▶ **Task requirements**:
Copy exactly the lines from the start of the material through the line with "(7,7) -- (7,1580);". Pictures stay out of the copy.

▶ **Source excerpt**:
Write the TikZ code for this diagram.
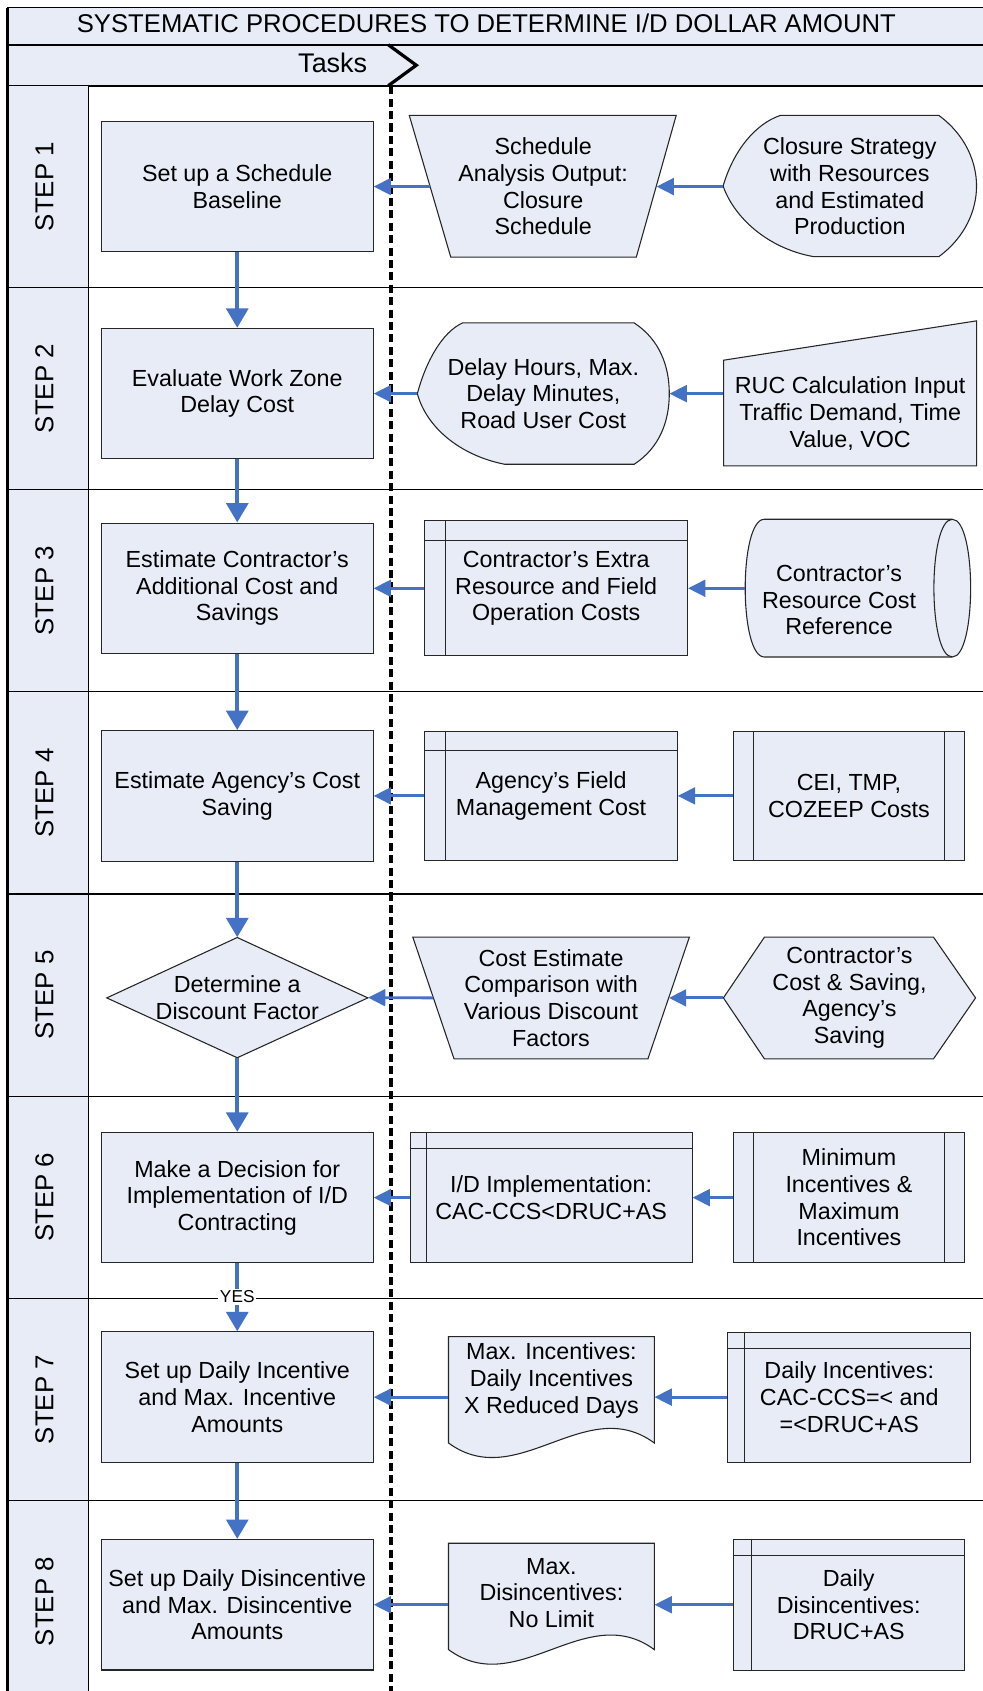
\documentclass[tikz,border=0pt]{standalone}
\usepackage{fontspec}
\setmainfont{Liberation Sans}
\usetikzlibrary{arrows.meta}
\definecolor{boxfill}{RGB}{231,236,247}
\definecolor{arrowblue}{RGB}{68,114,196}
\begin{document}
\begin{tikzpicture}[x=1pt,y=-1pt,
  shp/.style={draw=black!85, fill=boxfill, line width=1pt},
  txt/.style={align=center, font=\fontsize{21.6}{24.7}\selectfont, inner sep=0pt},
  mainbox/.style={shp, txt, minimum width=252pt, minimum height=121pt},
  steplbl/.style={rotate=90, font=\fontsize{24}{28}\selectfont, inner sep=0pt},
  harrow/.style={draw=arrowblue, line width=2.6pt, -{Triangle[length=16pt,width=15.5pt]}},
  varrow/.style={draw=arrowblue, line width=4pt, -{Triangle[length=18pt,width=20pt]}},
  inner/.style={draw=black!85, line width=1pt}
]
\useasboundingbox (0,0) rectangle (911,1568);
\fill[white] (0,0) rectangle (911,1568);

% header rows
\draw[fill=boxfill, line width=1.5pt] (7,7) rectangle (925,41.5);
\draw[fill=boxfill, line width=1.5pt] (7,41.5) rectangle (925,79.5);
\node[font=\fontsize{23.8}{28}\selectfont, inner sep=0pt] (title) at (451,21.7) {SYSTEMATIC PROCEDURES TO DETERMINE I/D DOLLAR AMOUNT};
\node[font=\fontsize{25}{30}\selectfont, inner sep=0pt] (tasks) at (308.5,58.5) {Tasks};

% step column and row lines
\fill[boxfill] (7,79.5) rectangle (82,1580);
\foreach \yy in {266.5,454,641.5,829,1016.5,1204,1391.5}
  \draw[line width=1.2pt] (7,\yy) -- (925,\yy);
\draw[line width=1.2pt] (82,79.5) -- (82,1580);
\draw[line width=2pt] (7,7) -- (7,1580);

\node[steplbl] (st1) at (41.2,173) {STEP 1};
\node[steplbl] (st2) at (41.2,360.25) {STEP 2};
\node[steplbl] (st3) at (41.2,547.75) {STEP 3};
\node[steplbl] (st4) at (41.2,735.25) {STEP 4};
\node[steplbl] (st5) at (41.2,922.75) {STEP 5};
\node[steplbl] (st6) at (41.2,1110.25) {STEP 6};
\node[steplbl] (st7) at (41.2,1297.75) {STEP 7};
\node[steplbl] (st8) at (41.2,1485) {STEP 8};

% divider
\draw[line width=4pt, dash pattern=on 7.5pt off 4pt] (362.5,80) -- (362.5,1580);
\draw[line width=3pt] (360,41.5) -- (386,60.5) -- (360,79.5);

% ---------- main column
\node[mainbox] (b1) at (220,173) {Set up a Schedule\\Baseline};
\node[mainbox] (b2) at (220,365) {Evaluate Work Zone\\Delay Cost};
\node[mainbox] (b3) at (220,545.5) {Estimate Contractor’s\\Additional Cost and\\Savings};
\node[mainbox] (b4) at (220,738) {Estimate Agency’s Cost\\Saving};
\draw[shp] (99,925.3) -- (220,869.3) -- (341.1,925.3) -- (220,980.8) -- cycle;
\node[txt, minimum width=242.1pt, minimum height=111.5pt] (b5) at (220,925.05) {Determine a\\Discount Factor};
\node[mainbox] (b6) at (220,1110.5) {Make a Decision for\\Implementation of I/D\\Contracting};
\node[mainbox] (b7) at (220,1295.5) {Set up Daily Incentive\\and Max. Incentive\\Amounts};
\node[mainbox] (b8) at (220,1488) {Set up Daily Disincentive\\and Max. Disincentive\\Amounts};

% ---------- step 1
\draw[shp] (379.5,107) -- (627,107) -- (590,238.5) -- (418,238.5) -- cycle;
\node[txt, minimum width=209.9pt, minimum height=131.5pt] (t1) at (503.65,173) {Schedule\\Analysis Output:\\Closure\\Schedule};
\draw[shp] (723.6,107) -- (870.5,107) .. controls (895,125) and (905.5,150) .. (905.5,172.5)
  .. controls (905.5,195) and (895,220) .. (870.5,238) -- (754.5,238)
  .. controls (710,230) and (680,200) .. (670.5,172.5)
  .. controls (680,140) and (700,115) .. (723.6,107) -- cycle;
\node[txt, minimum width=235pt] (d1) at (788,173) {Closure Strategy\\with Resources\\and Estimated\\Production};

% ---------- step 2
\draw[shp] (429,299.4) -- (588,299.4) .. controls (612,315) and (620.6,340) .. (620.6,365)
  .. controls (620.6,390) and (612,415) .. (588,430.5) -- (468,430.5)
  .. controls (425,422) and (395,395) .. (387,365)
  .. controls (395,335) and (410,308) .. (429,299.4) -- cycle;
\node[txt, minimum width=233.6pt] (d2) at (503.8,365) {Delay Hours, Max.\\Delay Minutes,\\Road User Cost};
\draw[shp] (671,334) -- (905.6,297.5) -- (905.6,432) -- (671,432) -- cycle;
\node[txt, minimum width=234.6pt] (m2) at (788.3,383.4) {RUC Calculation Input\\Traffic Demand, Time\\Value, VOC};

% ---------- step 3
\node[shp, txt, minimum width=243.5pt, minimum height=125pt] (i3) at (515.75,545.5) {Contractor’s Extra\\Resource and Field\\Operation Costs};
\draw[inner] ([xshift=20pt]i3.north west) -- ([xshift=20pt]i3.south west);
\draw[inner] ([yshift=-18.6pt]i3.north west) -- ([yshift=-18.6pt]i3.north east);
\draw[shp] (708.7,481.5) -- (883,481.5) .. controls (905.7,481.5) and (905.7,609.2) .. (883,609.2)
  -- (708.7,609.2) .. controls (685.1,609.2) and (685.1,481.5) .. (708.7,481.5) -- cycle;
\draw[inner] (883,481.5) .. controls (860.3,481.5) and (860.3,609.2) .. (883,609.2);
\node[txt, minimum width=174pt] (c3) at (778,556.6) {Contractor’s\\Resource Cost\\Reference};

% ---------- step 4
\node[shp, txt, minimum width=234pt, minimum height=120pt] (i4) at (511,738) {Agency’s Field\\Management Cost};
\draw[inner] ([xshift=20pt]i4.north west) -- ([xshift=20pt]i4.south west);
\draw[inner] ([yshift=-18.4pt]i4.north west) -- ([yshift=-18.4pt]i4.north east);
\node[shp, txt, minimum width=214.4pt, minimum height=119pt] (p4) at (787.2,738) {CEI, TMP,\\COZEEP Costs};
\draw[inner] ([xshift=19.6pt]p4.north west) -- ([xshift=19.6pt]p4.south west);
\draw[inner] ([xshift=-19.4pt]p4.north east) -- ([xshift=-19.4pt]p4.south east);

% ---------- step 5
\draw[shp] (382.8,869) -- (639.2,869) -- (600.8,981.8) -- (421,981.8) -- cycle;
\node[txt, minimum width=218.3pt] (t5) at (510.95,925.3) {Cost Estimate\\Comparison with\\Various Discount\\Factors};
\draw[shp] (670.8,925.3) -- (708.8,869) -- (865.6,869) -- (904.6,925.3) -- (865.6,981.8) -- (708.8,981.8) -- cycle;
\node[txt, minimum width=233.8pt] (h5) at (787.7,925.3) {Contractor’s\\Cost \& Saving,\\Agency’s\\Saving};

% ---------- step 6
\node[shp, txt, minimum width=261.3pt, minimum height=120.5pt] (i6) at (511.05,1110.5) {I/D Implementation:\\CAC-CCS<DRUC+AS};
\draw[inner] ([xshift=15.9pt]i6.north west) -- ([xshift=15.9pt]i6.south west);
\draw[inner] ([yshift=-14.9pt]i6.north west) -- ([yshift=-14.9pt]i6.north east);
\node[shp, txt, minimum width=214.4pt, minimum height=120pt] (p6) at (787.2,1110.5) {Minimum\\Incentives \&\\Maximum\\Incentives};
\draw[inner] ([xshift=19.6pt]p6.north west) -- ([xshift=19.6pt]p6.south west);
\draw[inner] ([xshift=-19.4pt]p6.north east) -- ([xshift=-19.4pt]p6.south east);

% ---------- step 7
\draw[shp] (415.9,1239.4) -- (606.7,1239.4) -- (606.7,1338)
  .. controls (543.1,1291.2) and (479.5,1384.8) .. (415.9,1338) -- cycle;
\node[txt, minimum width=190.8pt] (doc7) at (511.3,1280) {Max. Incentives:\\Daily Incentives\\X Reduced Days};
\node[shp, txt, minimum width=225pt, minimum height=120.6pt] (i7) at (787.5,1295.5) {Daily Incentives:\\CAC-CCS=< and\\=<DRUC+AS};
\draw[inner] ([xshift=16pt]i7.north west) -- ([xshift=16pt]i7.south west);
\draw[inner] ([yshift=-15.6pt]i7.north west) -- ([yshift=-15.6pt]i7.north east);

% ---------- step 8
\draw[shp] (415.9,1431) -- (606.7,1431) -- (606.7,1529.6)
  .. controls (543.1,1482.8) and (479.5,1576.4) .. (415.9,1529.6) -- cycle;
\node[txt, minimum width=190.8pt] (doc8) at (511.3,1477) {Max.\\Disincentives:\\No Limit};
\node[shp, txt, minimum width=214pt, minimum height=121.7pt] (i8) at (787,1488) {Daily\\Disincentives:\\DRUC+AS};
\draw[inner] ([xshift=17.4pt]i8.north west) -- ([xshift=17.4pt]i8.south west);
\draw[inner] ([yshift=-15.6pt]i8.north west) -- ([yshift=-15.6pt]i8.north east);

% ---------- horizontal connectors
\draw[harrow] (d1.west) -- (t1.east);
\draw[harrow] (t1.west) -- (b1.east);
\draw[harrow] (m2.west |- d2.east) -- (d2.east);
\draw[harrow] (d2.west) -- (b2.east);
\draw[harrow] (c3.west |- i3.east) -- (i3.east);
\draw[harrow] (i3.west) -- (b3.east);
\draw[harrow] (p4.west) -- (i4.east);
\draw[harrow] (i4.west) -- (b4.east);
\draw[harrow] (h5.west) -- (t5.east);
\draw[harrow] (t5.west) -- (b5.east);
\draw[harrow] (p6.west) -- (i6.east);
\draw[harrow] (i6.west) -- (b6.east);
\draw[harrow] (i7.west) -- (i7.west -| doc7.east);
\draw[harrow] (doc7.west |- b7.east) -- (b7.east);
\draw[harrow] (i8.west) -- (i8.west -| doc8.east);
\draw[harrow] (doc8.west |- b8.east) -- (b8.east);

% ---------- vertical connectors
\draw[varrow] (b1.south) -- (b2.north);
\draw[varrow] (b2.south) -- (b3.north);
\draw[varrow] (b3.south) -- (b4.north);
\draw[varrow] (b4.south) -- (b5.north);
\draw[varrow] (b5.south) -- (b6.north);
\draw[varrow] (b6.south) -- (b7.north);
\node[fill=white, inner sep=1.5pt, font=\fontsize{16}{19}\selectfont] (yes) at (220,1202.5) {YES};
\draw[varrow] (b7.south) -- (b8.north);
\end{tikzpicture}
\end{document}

▶ **Result of this exercise**:
Write the TikZ code for this diagram.
\documentclass[tikz,border=0pt]{standalone}
\usepackage{fontspec}
\setmainfont{Liberation Sans}
\usetikzlibrary{arrows.meta}
\definecolor{boxfill}{RGB}{231,236,247}
\definecolor{arrowblue}{RGB}{68,114,196}
\begin{document}
\begin{tikzpicture}[x=1pt,y=-1pt,
  shp/.style={draw=black!85, fill=boxfill, line width=1pt},
  txt/.style={align=center, font=\fontsize{21.6}{24.7}\selectfont, inner sep=0pt},
  mainbox/.style={shp, txt, minimum width=252pt, minimum height=121pt},
  steplbl/.style={rotate=90, font=\fontsize{24}{28}\selectfont, inner sep=0pt},
  harrow/.style={draw=arrowblue, line width=2.6pt, -{Triangle[length=16pt,width=15.5pt]}},
  varrow/.style={draw=arrowblue, line width=4pt, -{Triangle[length=18pt,width=20pt]}},
  inner/.style={draw=black!85, line width=1pt}
]
\useasboundingbox (0,0) rectangle (911,1568);
\fill[white] (0,0) rectangle (911,1568);

% header rows
\draw[fill=boxfill, line width=1.5pt] (7,7) rectangle (925,41.5);
\draw[fill=boxfill, line width=1.5pt] (7,41.5) rectangle (925,79.5);
\node[font=\fontsize{23.8}{28}\selectfont, inner sep=0pt] (title) at (451,21.7) {SYSTEMATIC PROCEDURES TO DETERMINE I/D DOLLAR AMOUNT};
\node[font=\fontsize{25}{30}\selectfont, inner sep=0pt] (tasks) at (308.5,58.5) {Tasks};

% step column and row lines
\fill[boxfill] (7,79.5) rectangle (82,1580);
\foreach \yy in {266.5,454,641.5,829,1016.5,1204,1391.5}
  \draw[line width=1.2pt] (7,\yy) -- (925,\yy);
\draw[line width=1.2pt] (82,79.5) -- (82,1580);
\draw[line width=2pt] (7,7) -- (7,1580);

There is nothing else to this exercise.